→ **What to produce**:
Extract the whole listing as it stands. Do not include the pictures.

→ **Data lines**:
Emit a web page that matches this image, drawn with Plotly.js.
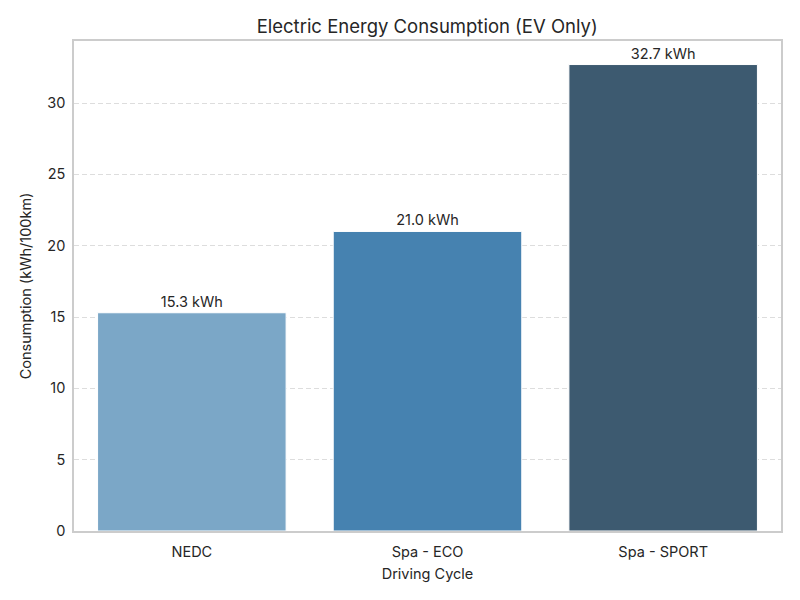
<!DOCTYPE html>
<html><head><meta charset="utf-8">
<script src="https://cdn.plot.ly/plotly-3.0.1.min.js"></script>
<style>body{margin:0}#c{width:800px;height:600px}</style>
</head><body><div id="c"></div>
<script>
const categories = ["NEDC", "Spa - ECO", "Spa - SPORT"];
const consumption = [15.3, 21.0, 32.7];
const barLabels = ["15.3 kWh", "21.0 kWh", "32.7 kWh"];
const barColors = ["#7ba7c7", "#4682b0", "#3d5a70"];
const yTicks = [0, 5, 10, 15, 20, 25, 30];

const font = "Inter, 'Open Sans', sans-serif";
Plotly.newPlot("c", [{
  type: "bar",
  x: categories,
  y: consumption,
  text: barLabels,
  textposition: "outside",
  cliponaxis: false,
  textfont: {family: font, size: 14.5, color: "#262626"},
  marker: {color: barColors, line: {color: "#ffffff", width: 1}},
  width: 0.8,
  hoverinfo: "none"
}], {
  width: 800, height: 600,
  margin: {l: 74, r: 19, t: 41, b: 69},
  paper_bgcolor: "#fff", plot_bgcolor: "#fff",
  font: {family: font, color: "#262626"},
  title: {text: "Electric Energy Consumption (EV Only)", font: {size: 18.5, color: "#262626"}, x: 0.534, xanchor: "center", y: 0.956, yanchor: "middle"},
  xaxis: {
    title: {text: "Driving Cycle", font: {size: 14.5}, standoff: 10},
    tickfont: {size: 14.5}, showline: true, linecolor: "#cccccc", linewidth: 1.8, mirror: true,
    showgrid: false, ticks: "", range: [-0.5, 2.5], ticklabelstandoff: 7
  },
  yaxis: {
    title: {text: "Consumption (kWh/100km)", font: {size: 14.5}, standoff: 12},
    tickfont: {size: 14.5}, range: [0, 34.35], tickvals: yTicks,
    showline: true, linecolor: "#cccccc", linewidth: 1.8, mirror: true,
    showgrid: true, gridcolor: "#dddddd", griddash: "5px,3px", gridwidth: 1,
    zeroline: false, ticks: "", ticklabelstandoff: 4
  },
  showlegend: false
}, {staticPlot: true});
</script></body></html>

→ **Exercise result**:
Emit a web page that matches this image, drawn with Plotly.js.
<!DOCTYPE html>
<html><head><meta charset="utf-8">
<script src="https://cdn.plot.ly/plotly-3.0.1.min.js"></script>
<style>body{margin:0}#c{width:800px;height:600px}</style>
</head><body><div id="c"></div>
<script>
const categories = ["NEDC", "Spa - ECO", "Spa - SPORT"];
const consumption = [15.3, 21.0, 32.7];
const barLabels = ["15.3 kWh", "21.0 kWh", "32.7 kWh"];
const barColors = ["#7ba7c7", "#4682b0", "#3d5a70"];
const yTicks = [0, 5, 10, 15, 20, 25, 30];

const font = "Inter, 'Open Sans', sans-serif";
Plotly.newPlot("c", [{
  type: "bar",
  x: categories,
  y: consumption,
  text: barLabels,
  textposition: "outside",
  cliponaxis: false,
  textfont: {family: font, size: 14.5, color: "#262626"},
  marker: {color: barColors, line: {color: "#ffffff", width: 1}},
  width: 0.8,
  hoverinfo: "none"
}], {
  width: 800, height: 600,
  margin: {l: 74, r: 19, t: 41, b: 69},
  paper_bgcolor: "#fff", plot_bgcolor: "#fff",
  font: {family: font, color: "#262626"},
  title: {text: "Electric Energy Consumption (EV Only)", font: {size: 18.5, color: "#262626"}, x: 0.534, xanchor: "center", y: 0.956, yanchor: "middle"},
  xaxis: {
    title: {text: "Driving Cycle", font: {size: 14.5}, standoff: 10},
    tickfont: {size: 14.5}, showline: true, linecolor: "#cccccc", linewidth: 1.8, mirror: true,
    showgrid: false, ticks: "", range: [-0.5, 2.5], ticklabelstandoff: 7
  },
  yaxis: {
    title: {text: "Consumption (kWh/100km)", font: {size: 14.5}, standoff: 12},
    tickfont: {size: 14.5}, range: [0, 34.35], tickvals: yTicks,
    showline: true, linecolor: "#cccccc", linewidth: 1.8, mirror: true,
    showgrid: true, gridcolor: "#dddddd", griddash: "5px,3px", gridwidth: 1,
    zeroline: false, ticks: "", ticklabelstandoff: 4
  },
  showlegend: false
}, {staticPlot: true});
</script></body></html>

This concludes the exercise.